* **Entries from a dataset**:
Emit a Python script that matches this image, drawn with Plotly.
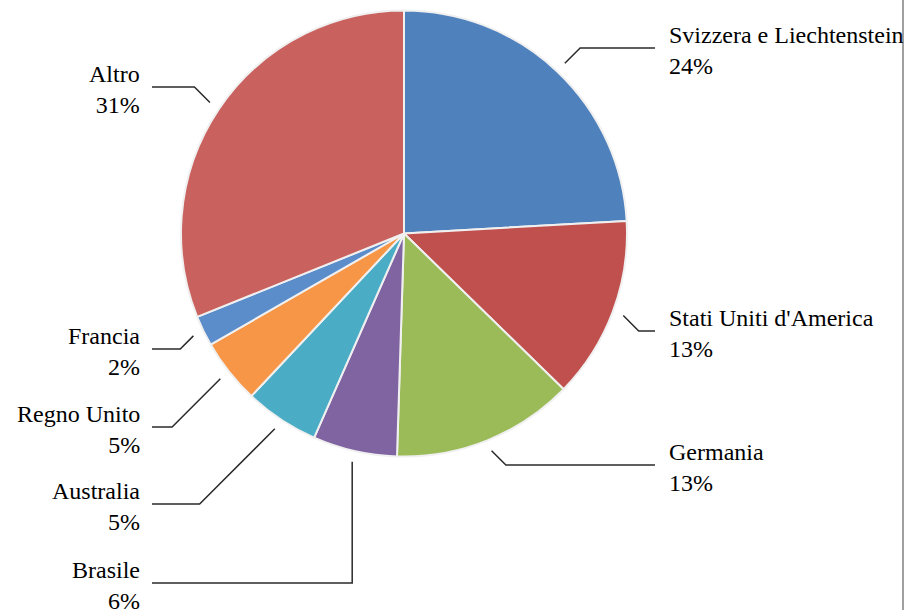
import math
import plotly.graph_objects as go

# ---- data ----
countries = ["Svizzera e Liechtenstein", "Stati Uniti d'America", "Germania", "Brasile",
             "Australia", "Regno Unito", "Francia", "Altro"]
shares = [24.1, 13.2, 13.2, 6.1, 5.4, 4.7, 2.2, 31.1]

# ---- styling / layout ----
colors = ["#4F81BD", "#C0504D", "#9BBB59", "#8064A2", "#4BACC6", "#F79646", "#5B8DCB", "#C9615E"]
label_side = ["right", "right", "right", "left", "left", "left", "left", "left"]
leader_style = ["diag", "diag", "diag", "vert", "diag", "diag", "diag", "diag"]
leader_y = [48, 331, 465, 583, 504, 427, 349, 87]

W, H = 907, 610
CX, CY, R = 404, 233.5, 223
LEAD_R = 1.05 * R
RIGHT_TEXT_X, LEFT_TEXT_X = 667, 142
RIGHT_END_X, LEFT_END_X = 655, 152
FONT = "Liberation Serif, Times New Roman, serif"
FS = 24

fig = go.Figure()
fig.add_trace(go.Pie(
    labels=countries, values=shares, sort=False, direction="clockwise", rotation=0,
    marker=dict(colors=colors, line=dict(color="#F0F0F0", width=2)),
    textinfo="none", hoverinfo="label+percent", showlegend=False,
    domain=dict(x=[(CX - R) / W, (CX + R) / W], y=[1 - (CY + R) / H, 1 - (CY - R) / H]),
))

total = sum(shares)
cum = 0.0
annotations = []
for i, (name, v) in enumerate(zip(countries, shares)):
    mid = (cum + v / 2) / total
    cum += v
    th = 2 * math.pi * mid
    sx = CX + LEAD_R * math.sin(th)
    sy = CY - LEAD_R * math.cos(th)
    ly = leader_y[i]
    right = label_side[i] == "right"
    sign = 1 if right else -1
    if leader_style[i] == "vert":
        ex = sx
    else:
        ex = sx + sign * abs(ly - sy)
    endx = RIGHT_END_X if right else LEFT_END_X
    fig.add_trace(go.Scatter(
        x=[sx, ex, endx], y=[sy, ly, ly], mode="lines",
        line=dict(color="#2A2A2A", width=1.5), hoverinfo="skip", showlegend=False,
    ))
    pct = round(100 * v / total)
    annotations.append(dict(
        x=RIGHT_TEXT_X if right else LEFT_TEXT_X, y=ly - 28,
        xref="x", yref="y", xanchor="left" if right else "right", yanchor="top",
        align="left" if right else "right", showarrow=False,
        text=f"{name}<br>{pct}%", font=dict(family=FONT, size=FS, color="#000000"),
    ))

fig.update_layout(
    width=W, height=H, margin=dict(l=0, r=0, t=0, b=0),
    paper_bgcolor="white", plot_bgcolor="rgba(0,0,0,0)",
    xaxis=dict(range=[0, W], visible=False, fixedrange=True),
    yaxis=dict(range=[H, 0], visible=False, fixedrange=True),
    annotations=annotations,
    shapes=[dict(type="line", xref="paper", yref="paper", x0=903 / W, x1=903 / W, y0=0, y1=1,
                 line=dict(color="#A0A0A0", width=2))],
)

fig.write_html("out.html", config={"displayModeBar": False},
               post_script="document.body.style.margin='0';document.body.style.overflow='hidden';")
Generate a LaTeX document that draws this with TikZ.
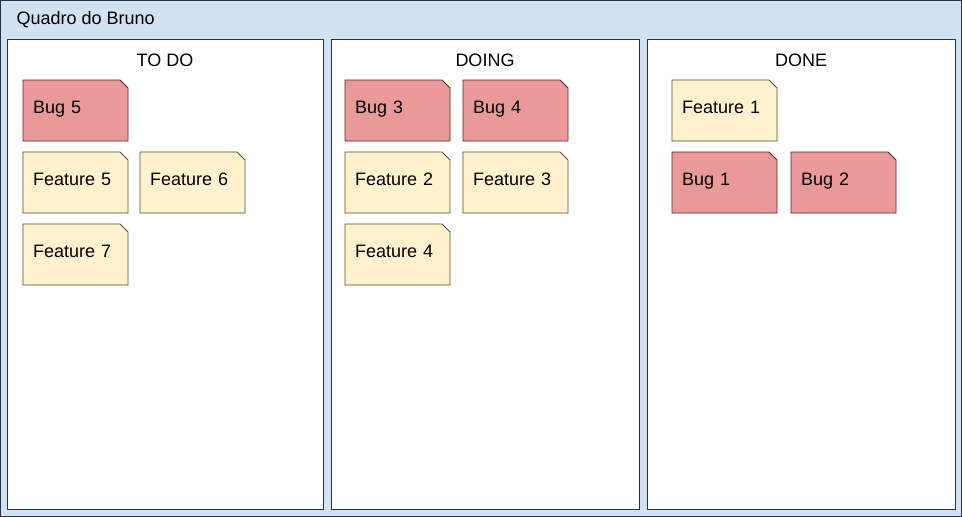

* **What to do**: Go through the entries above and print each one exactly, minus the pictures.

* **The answer**:
Emit a Python script that matches this image, drawn with Plotly.
import math
import plotly.graph_objects as go

# ---- data ----
countries = ["Svizzera e Liechtenstein", "Stati Uniti d'America", "Germania", "Brasile",
             "Australia", "Regno Unito", "Francia", "Altro"]
shares = [24.1, 13.2, 13.2, 6.1, 5.4, 4.7, 2.2, 31.1]

# ---- styling / layout ----
colors = ["#4F81BD", "#C0504D", "#9BBB59", "#8064A2", "#4BACC6", "#F79646", "#5B8DCB", "#C9615E"]
label_side = ["right", "right", "right", "left", "left", "left", "left", "left"]
leader_style = ["diag", "diag", "diag", "vert", "diag", "diag", "diag", "diag"]
leader_y = [48, 331, 465, 583, 504, 427, 349, 87]

W, H = 907, 610
CX, CY, R = 404, 233.5, 223
LEAD_R = 1.05 * R
RIGHT_TEXT_X, LEFT_TEXT_X = 667, 142
RIGHT_END_X, LEFT_END_X = 655, 152
FONT = "Liberation Serif, Times New Roman, serif"
FS = 24

fig = go.Figure()
fig.add_trace(go.Pie(
    labels=countries, values=shares, sort=False, direction="clockwise", rotation=0,
    marker=dict(colors=colors, line=dict(color="#F0F0F0", width=2)),
    textinfo="none", hoverinfo="label+percent", showlegend=False,
    domain=dict(x=[(CX - R) / W, (CX + R) / W], y=[1 - (CY + R) / H, 1 - (CY - R) / H]),
))

total = sum(shares)
cum = 0.0
annotations = []
for i, (name, v) in enumerate(zip(countries, shares)):
    mid = (cum + v / 2) / total
    cum += v
    th = 2 * math.pi * mid
    sx = CX + LEAD_R * math.sin(th)
    sy = CY - LEAD_R * math.cos(th)
    ly = leader_y[i]
    right = label_side[i] == "right"
    sign = 1 if right else -1
    if leader_style[i] == "vert":
        ex = sx
    else:
        ex = sx + sign * abs(ly - sy)
    endx = RIGHT_END_X if right else LEFT_END_X
    fig.add_trace(go.Scatter(
        x=[sx, ex, endx], y=[sy, ly, ly], mode="lines",
        line=dict(color="#2A2A2A", width=1.5), hoverinfo="skip", showlegend=False,
    ))
    pct = round(100 * v / total)
    annotations.append(dict(
        x=RIGHT_TEXT_X if right else LEFT_TEXT_X, y=ly - 28,
        xref="x", yref="y", xanchor="left" if right else "right", yanchor="top",
        align="left" if right else "right", showarrow=False,
        text=f"{name}<br>{pct}%", font=dict(family=FONT, size=FS, color="#000000"),
    ))

fig.update_layout(
    width=W, height=H, margin=dict(l=0, r=0, t=0, b=0),
    paper_bgcolor="white", plot_bgcolor="rgba(0,0,0,0)",
    xaxis=dict(range=[0, W], visible=False, fixedrange=True),
    yaxis=dict(range=[H, 0], visible=False, fixedrange=True),
    annotations=annotations,
    shapes=[dict(type="line", xref="paper", yref="paper", x0=903 / W, x1=903 / W, y0=0, y1=1,
                 line=dict(color="#A0A0A0", width=2))],
)

fig.write_html("out.html", config={"displayModeBar": False},
               post_script="document.body.style.margin='0';document.body.style.overflow='hidden';")
Generate a LaTeX document that draws this with TikZ.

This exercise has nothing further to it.